## Context-Free Grammar（CFG）

In [12]:
import nltk, os, jieba
from nltk.tree import Tree
from nltk.draw import TreeWidget
from nltk.draw.tree import TreeView
from nltk.draw.util import CanvasFrame
from nltk.parse import RecursiveDescentParser


class Cfg():
    '''
    使用nltk解析语法树
    '''
    def test_sample(self):
        print("test_sample")
        # This is a CFG grammar, where:
        # Start Symbol : S
        # Nonterminal : NP,VP,DT,NN,VB
        # Terminal : "I", "a" ,"saw" ,"dog"
        grammar = nltk.grammar.CFG.fromstring("""
            S -> NP VP
            NP -> DT NN | NN
            VP -> VB NP
            DT -> "a"
            NN -> "I" | "dog"
            VB -> "saw"
        """)
        sentence = "I saw a dog".split()
        parser = RecursiveDescentParser(grammar)
        final_tree = parser.parse(sentence)
        for i in final_tree:
            print(i)

    def cfg_en(self):
        print("test_nltk_cfg_en")
        # 定义规则
        grammar = nltk.CFG.fromstring("""
         S -> NP VP
         VP -> V NP | V NP PP
         V -> "saw" | "ate"
         NP -> "John" | "Mary" | "Bob" | Det N | Det N PP
         Det -> "a" | "an" | "the" | "my"
         N -> "dog" | "cat" | "cookie" | "park"
         PP -> P NP
         P -> "in" | "on" | "by" | "with"
         """)

        sent = "Mary saw Bob".split()
        rd_parser = RecursiveDescentParser(grammar)

        result = []
        for i, tree in enumerate(rd_parser.parse(sent)):
            result.append(tree)

        assert len(result) > 0, " CFG tree parse fail."
        print(result)

    def cfg_zh(self):
        print("test_nltk_cfg_zh")
        # 定义规则
        grammar = nltk.CFG.fromstring("""
             S -> N VP
             VP -> V NP | V NP | V N
             V -> "尊敬"
             N -> "我们" | "老师" 
             """)
        
        sent = "我们 尊敬 老师".split()
        rd_parser = RecursiveDescentParser(grammar)

        result = []
        for i, tree in enumerate(rd_parser.parse(sent)):
            result.append(tree)
            print("Tree [%s]: %s" % (i + 1, tree))

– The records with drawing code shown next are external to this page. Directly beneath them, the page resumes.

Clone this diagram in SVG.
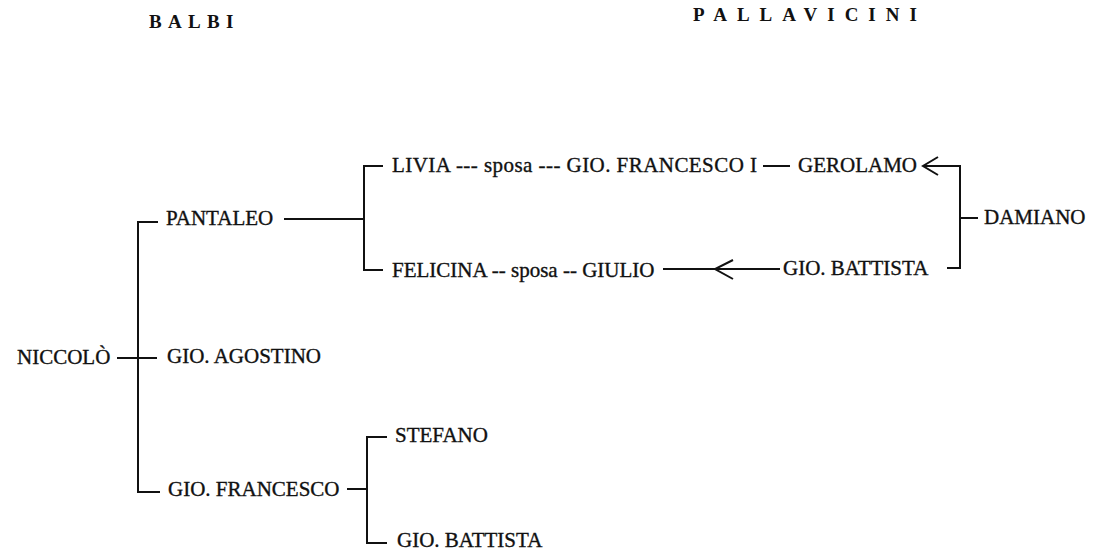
<svg xmlns="http://www.w3.org/2000/svg" width="1102" height="555" viewBox="0 0 1102 555">
<style>
.t{font-family:"Liberation Serif","DejaVu Serif",serif;font-size:21px;fill:#111;stroke:#111;stroke-width:0.35}
.h{font-family:"Liberation Serif","DejaVu Serif",serif;font-size:19px;font-weight:bold;fill:#111}
.c{fill:none;stroke:#111;stroke-width:2;stroke-linecap:square}
.a{fill:none;stroke:#111;stroke-width:2}
</style>
<rect width="1102" height="555" fill="#fff"/>
<g id="headers">
<text class="h" x="149" y="28" letter-spacing="6.3">BALBI</text>
<text class="h" x="693" y="21" letter-spacing="10">PALLAVICINI</text>
</g>
<g id="connectors">
<path class="c" d="M118,358 H156"/>
<path class="c" d="M157,222 H138 V492 H159"/>
<path class="c" d="M285,219 H363"/>
<path class="c" d="M382,166 H364 V270 H382"/>
<path class="c" d="M764,166 H789"/>
<path class="c" d="M924,166 H960 V268 H948"/>
<path class="c" d="M961,218 H977"/>
<path class="c" d="M664,269 H779"/>
<path class="c" d="M348,489 H367"/>
<path class="c" d="M386,437 H367 V543 H386"/>
<path class="a" d="M938,157 L923,166 L938,175"/>
<path class="a" d="M733,260 L715,269 L733,279"/>
</g>
<g id="niccolo"><text class="t" x="17" y="364">NICCOLÒ</text></g>
<g id="pantaleo"><text class="t" x="166" y="225">PANTALEO</text></g>
<g id="gio-agostino"><text class="t" x="167" y="363">GIO. AGOSTINO</text></g>
<g id="gio-francesco"><text class="t" x="168" y="496">GIO. FRANCESCO</text></g>
<g id="livia"><text class="t" x="392" y="172" textLength="365" lengthAdjust="spacing">LIVIA --- sposa --- GIO. FRANCESCO I</text></g>
<g id="gerolamo"><text class="t" x="798" y="172">GEROLAMO</text></g>
<g id="felicina"><text class="t" x="392" y="277">FELICINA -- sposa -- GIULIO</text></g>
<g id="gio-battista-p"><text class="t" x="783" y="275">GIO. BATTISTA</text></g>
<g id="damiano"><text class="t" x="984" y="224">DAMIANO</text></g>
<g id="stefano"><text class="t" x="395" y="442">STEFANO</text></g>
<g id="gio-battista-b"><text class="t" x="397" y="547">GIO. BATTISTA</text></g>
</svg>
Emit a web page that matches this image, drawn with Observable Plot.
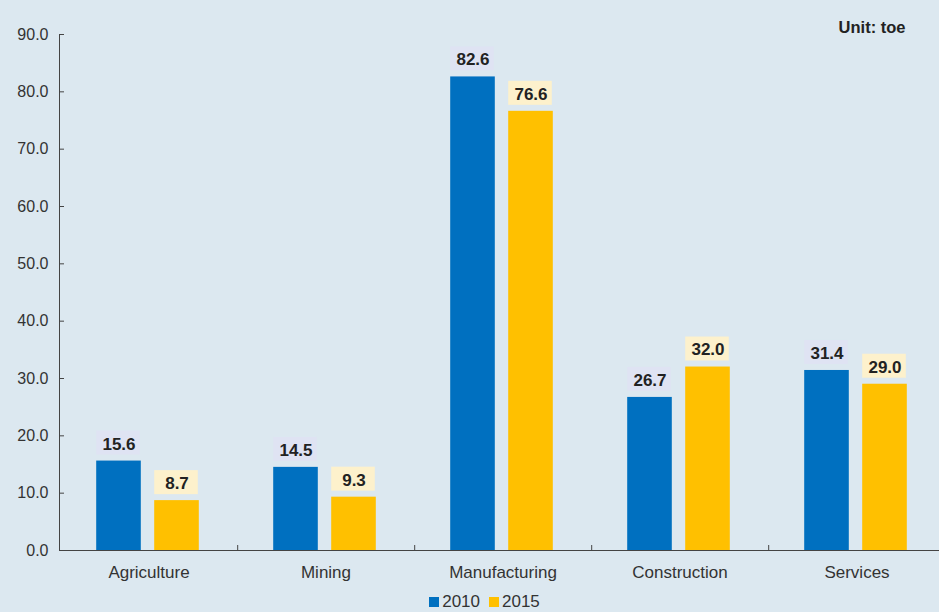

        assert len(result) > 0, "Can not recognize CFG tree."
        if len(result) == 1:
            print("Draw tree with Display ...")
            result[0].draw()
        else:
            print("WARN: Get more then one trees.")

        print(result)


if __name__ == '__main__':
    cfg = Cfg()
    cfg.cfg_en()
    cfg.cfg_zh()

test_nltk_cfg_en
[Tree('S', [Tree('NP', ['Mary']), Tree('VP', [Tree('V', ['saw']), Tree('NP', ['Bob'])])])]
test_nltk_cfg_zh
Tree [1]: (S (N 我们) (VP (V 尊敬) (N 老师)))
Draw tree with Display ...
[Tree('S', [Tree('N', ['我们']), Tree('VP', [Tree('V', ['尊敬']), Tree('N', ['老师'])])])]


![image.png](attachment:image.png)